4 Replies Latest reply on Nov 5, 2012 8:46 PM by Bill Robinson

    NSH script job hang

      Hi all,


      Got a bit of a weird issue where my NSH job seems to hung on a few servers. Out of almost 500 servers the job just sits and does nothing on 15 of them,nothing ing the job log. It doesn't time out or fail and most time I end up having to cancel it.


      The job itself doesnt doesn't do anything exciting just queries the servers about running processes and rpms installed.


      I've tried restarting and reinstalling the RSCD agents on the servers with the issues with no luck.


      Anyone able to help at all?



        • 1. Re: NSH script job hang
          Bill Robinson

          what specifically is the script doing ?  can you attach the script?


          is there anything common about the boxes it hangs on, eg same vlan, same os?  does it hang on the same 15 servers all the time ?


          more details about your env - how many appservers, max heap settings, etc ?


          have you tried running the hanging agents w/ debug logging enabled ?

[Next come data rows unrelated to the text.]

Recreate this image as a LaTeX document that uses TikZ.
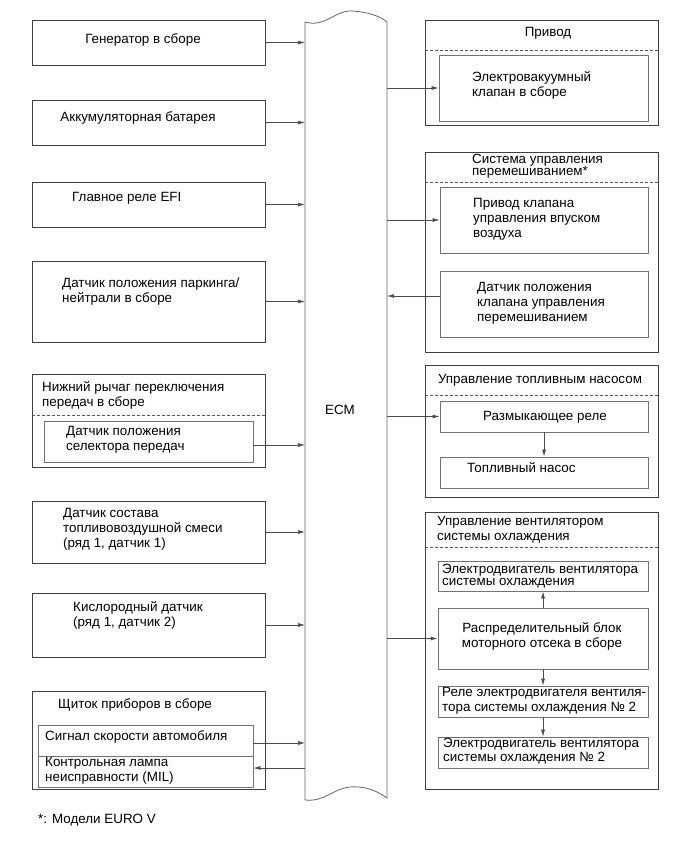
\documentclass[tikz,border=0pt]{standalone}
\usepackage{fontspec}
\setmainfont{Liberation Sans}
\usetikzlibrary{arrows.meta,positioning,fit}

\begin{document}
\begin{tikzpicture}[
    x=1pt, y=-1pt,
    every node/.style={font=\fontsize{13.4}{15}\selectfont},
    box/.style={draw=black!75, line width=0.7pt, inner sep=0pt},
    inbox/.style={draw=black!55, line width=0.7pt, inner sep=0pt},
    lbl/.style={align=left, anchor=west, inner sep=0pt},
    tight/.style={font=\fontsize{13.4}{12.5}\selectfont},
    sep/.style={draw=black!65, line width=0.7pt, dash pattern=on 3pt off 2pt},
    sig/.style={-{Latex[length=7pt,width=4pt]}, draw=black!70, line width=0.7pt},
    bar/.style={draw=black!60, line width=0.8pt}
  ]
  \useasboundingbox (0,0) rectangle (690,853);

  \draw[bar] (305,800) -- (305,22) .. controls (325,28) and (335,10) .. (352,11)
    .. controls (368,12) and (380,16) .. (387,22) -- (387,798)
    .. controls (375,789) and (362,786) .. (350,787)
    .. controls (332,789) and (325,802) .. (305,800);
  \coordinate (ecmL) at (305,400);
  \coordinate (ecmR) at (387,400);
  \node (ecm) at (340,410) {ECM};

  % inputs
  \node[box, fit={(32,20) (265,65)}] (gen) {};
  \node (genT) at (143,40) {Генератор в сборе};
  \node[box, fit={(32,100) (265,145)}] (akb) {};
  \node (akbT) at (138,118) {Аккумуляторная батарея};
  \node[box, fit={(32,182) (265,227)}] (efi) {};
  \node[lbl] (efiT) at (72,198) {Главное реле EFI};
  \node[box, fit={(32,261) (265,342)}] (pnp) {};
  \node[lbl] (pnpT) at (62,292) {Датчик положения паркинга/\\нейтрали в сборе};
  \node[box, fit={(32,374) (265,467)}] (lever) {};
  \node[lbl] (leverT) at (42,395) {Нижний рычаг переключения\\передач в сборе};
  \draw[sep] (lever.west |- 0,415) -- (lever.east |- 0,415);
  \node[inbox, fit={(44,421) (253,462)}] (sel) {};
  \node[lbl] (selT) at (66,440) {Датчик положения\\селектора передач};
  \node[box, fit={(32,501) (265,563)}] (afs) {};
  \node[lbl] (afsT) at (63,529) {Датчик состава\\топливовоздушной смеси\\(ряд 1, датчик 1)};
  \node[box, fit={(32,593) (265,657)}] (oxs) {};
  \node[lbl] (oxsT) at (73,615) {Кислородный датчик\\(ряд 1, датчик 2)};
  \node[box, fit={(32,691) (265,789)}] (comb) {};
  \node[lbl] (combT) at (58,705) {Щиток приборов в сборе};
  \node[inbox, fit={(38,725) (253,756)}] (spd) {};
  \node[lbl] (spdT) at (45,737) {Сигнал скорости автомобиля};
  \node[inbox, fit={(38,756) (253,787)}] (mil) {};
  \node[lbl] (milT) at (45,771) {Контрольная лампа\\неисправности (MIL)};
  \node[lbl] (note) at (38,820) {*: Модели EURO V};

  % outputs
  \node[box, fit={(425,20) (658,125)}] (act) {};
  \node (actT) at (548,33) {Привод};
  \draw[sep] (act.west |- 0,50) -- (act.east |- 0,50);
  \node[inbox, fit={(439,55) (648,121)}] (vsv) {};
  \node[lbl] (vsvT) at (472,85) {Электровакуумный\\клапан в сборе};
  \node[box, fit={(425,152) (658,352)}] (mix) {};
  \node[lbl, tight] (mixT) at (472,166) {Система управления\\перемешиванием*};
  \draw[sep] (mix.west |- 0,182) -- (mix.east |- 0,182);
  \node[inbox, fit={(440,187) (648,253)}] (acv) {};
  \node[lbl] (acvT) at (473,219) {Привод клапана\\управления впуском\\воздуха};
  \node[inbox, fit={(440,271) (648,337)}] (mps) {};
  \node[lbl] (mpsT) at (477,303) {Датчик положения\\клапана управления\\перемешиванием};
  \node[box, fit={(425,365) (658,497)}] (fuel) {};
  \node (fuelT) at (540,380) {Управление топливным насосом};
  \draw[sep] (fuel.west |- 0,395) -- (fuel.east |- 0,395);
  \node[inbox, fit={(440,401) (648,432)}] (cor) {};
  \node (corT) at (545,417) {Размыкающее реле};
  \node[inbox, fit={(440,457) (648,488)}] (fp) {};
  \node[lbl] (fpT) at (467,468) {Топливный насос};
  \node[box, fit={(425,512) (658,789)}] (fan) {};
  \node[lbl] (fanT) at (437,530) {Управление вентилятором\\системы охлаждения};
  \draw[sep] (fan.west |- 0,547) -- (fan.east |- 0,547);
  \node[inbox, fit={(438,561) (648,591)}] (fm1) {};
  \node[lbl, tight] (fm1T) at (442,576) {Электродвигатель вентилятора\\системы охлаждения};
  \node[inbox, fit={(438,608) (648,669)}] (ejb) {};
  \node[align=center] (ejbT) at (542,636) {Распределительный блок\\моторного отсека в сборе};
  \node[inbox, fit={(438,686) (648,717)}] (rly) {};
  \node[lbl] (rlyT) at (442,701) {Реле электродвигателя вентиля-\\тора системы охлаждения № 2};
  \node[inbox, fit={(438,737) (648,768)}] (fm2) {};
  \node[lbl, font=\fontsize{13.4}{14}\selectfont] (fm2T) at (443,751) {Электродвигатель вентилятора\\системы охлаждения № 2};

  \draw[sig] (gen.east) -- (gen.east -| ecmL);
  \draw[sig] (akb.east) -- (akb.east -| ecmL);
  \draw[sig] (efi.east) -- (efi.east -| ecmL);
  \draw[sig] (pnp.east) -- (pnp.east -| ecmL);
  \draw[sig] ([yshift=-3.5pt]sel.east) -- ([yshift=-3.5pt]sel.east -| ecmL);
  \draw[sig] (afs.east) -- (afs.east -| ecmL);
  \draw[sig] (oxs.east) -- (oxs.east -| ecmL);
  \draw[sig] ([yshift=-2.5pt]spd.east) -- ([yshift=-2.5pt]spd.east -| ecmL);
  \draw[sig] ([yshift=3.5pt]mil.east -| ecmL) -- ([yshift=3.5pt]mil.east);
  \draw[sig] (vsv.west -| ecmR) -- (vsv.west);
  \draw[sig] (acv.west -| ecmR) -- (acv.west);
  \draw[sig] ([yshift=8pt]mps.west) -- ([yshift=8pt]mps.west -| ecmR);
  \draw[sig] (cor.west -| ecmR) -- (cor.west);
  \draw[sig] (ejb.west -| ecmR) -- (ejb.west);
  \draw[sig] (cor.south) -- (fp.north);
  \draw[sig] (ejb.north) -- (fm1.south);
  \draw[sig] (ejb.south) -- (rly.north);
  \draw[sig] (rly.south) -- (fm2.north);
\end{tikzpicture}
\end{document}
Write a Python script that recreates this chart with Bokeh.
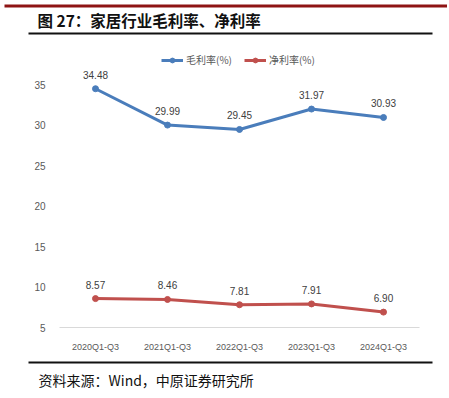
from bokeh.plotting import figure
from bokeh.layouts import column
from bokeh.models import (ColumnDataSource, Range1d, FactorRange, LabelSet, Legend,
                          LegendItem, FixedTicker)
from bokeh.core.properties import value
from bokeh.embed import file_html
from bokeh.resources import INLINE

# ---- data ----
categories = ["2020Q1-Q3", "2021Q1-Q3", "2022Q1-Q3", "2023Q1-Q3", "2024Q1-Q3"]
gross_margin = [34.48, 29.99, 29.45, 31.97, 30.93]
net_margin = [8.57, 8.46, 7.81, 7.91, 6.90]
y_ticks = [5, 10, 15, 20, 25, 30, 35]
title_text = "图 27：家居行业毛利率、净利率"
source_text = "资料来源：Wind，中原证券研究所"
series_names = ["毛利率(%)", "净利率(%)"]

CJK = "Noto Sans CJK SC"
BLUE = "#4A7DBB"
RED = "#C0504D"
GREY = "#595959"
W = 447


def deco_figure(h):
    f = figure(width=W, height=h, x_range=Range1d(0, W), y_range=Range1d(h, 0),
               output_backend="svg", toolbar_location=None, min_border=0,
               x_axis_location=None, y_axis_location=None, outline_line_color=None)
    f.grid.visible = False
    return f


# ---- header (page y 0..44) ----
hdr = deco_figure(44)
hdr.segment(x0=[4], y0=[5.5], x1=[449], y1=[5.5], line_color="#8E1414", line_width=3)
hdr.segment(x0=[28], y0=[33], x1=[432], y1=[33], line_color="#111111", line_width=2)
hdr.text(x=[37], y=[19], text=[title_text], text_font=value(CJK), text_font_size="15.5px",
         text_font_style="bold", text_align="left", text_baseline="middle",
         text_color="#111111")

# ---- main chart (page y 44..354) ----
main_h = 310
p = figure(width=W, height=main_h, x_range=FactorRange(*categories, range_padding=0),
           y_range=Range1d(5, 39.94), output_backend="svg", toolbar_location=None,
           min_border_left=59, min_border_right=W - 419, min_border_top=0,
           min_border_bottom=main_h - 283, outline_line_color=None)
p.grid.visible = False

src = ColumnDataSource(dict(
    x=categories, g=gross_margin, n=net_margin,
    gl=[f"{v:.2f}" for v in gross_margin], nl=[f"{v:.2f}" for v in net_margin]))

gl = p.line("x", "g", source=src, line_color=BLUE, line_width=3)
gs = p.scatter("x", "g", source=src, size=6, fill_color=BLUE, line_color=BLUE)
nl = p.line("x", "n", source=src, line_color=RED, line_width=3)
ns = p.scatter("x", "n", source=src, size=6, fill_color=RED, line_color=RED)

for ycol, tcol in (("g", "gl"), ("n", "nl")):
    p.add_layout(LabelSet(x="x", y=ycol, text=tcol, source=src, y_offset=14,
                          text_align="center", text_baseline="middle",
                          text_font=value("Liberation Sans"), text_font_size="10px",
                          text_color="#404040"))

p.yaxis.ticker = FixedTicker(ticks=y_ticks)
p.yaxis.axis_line_color = None
p.yaxis.major_tick_line_color = None
p.yaxis.minor_tick_line_color = None
p.yaxis.major_label_standoff = 8
p.yaxis.major_label_text_font = "Liberation Sans"
p.yaxis.major_label_text_font_size = "10px"
p.yaxis.major_label_text_color = GREY

p.xaxis.axis_line_color = "#D9D9D9"
p.xaxis.axis_line_width = 1
p.xaxis.major_tick_line_color = None
p.xaxis.minor_tick_line_color = None
p.xaxis.major_label_standoff = 8
p.xaxis.major_label_text_font = "Liberation Sans"
p.xaxis.major_label_text_font_size = "9px"
p.xaxis.major_label_text_color = GREY

legend = Legend(items=[LegendItem(label=series_names[0], renderers=[gl, gs]),
                       LegendItem(label=series_names[1], renderers=[nl, ns])],
                location=(102, 260), orientation="horizontal", padding=0, margin=0,
                spacing=12, glyph_width=22, glyph_height=12, label_standoff=3,
                label_text_font=CJK, label_text_font_size="10px", label_text_color=GREY,
                border_line_color=None, background_fill_alpha=0)
p.add_layout(legend)

# ---- footer (page y 354..396) ----
ftr = deco_figure(42)
ftr.segment(x0=[28], y0=[8], x1=[432], y1=[8], line_color="#111111", line_width=2)
ftr.text(x=[38], y=[25], text=[source_text], text_font=value(CJK), text_font_size="14px",
         text_align="left", text_baseline="middle", text_color="#111111")

layout = column(column(hdr), p, column(ftr), spacing=0)
open("out.html", "w").write(file_html(layout, INLINE))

          can you easily reproduce this ?

          • 2. Re: NSH script job hang



            I've attached the script:


            Unfortunatley there appears to nothing linking the servers, happening on different OS/kernel versions and accross multiple vlans.


            Yes it does hang on the same server each time, and easy to produce as it happens everytime i run the script.


            Can you tell me how to enable debugging?



            • 3. Re: NSH script job hang



              I assume you have already tried running the script directly against the problematic target via. NSH instead of a job.

              This way we could rule out anything from the script to be responsible for the hang.


              What version are the targets where teh hang is being seen? Is it different than the ones where its works?


              By debug logging I think Bill might be referring to enabling -x in your script, which you already have, and enabling debug logging for rscd and a couple of other things on the target.

              On Unix, you would do this by modifying the /usr/lib/rsc/log4crc.txt and using the logging priority level of "debug" in following lines:

              <category name="rscd" priority="info1" appender="/opt/bmc/bladelogic/NSH/log/rscd.log" debugappender="/opt/bmc/bladelogic/NSH/log/rscd.log"/>

              <category name="bldeploy" priority="info"/>



              • 4. Re: NSH script job hang
                Bill Robinson

                yes - in the top of the script put a 'set -x', after the shebang.


                another idea is to put in some 'date' statements or hellos or something to see where the hang might be happening as it could be a problem w/ one of the commands you are nexec'ing.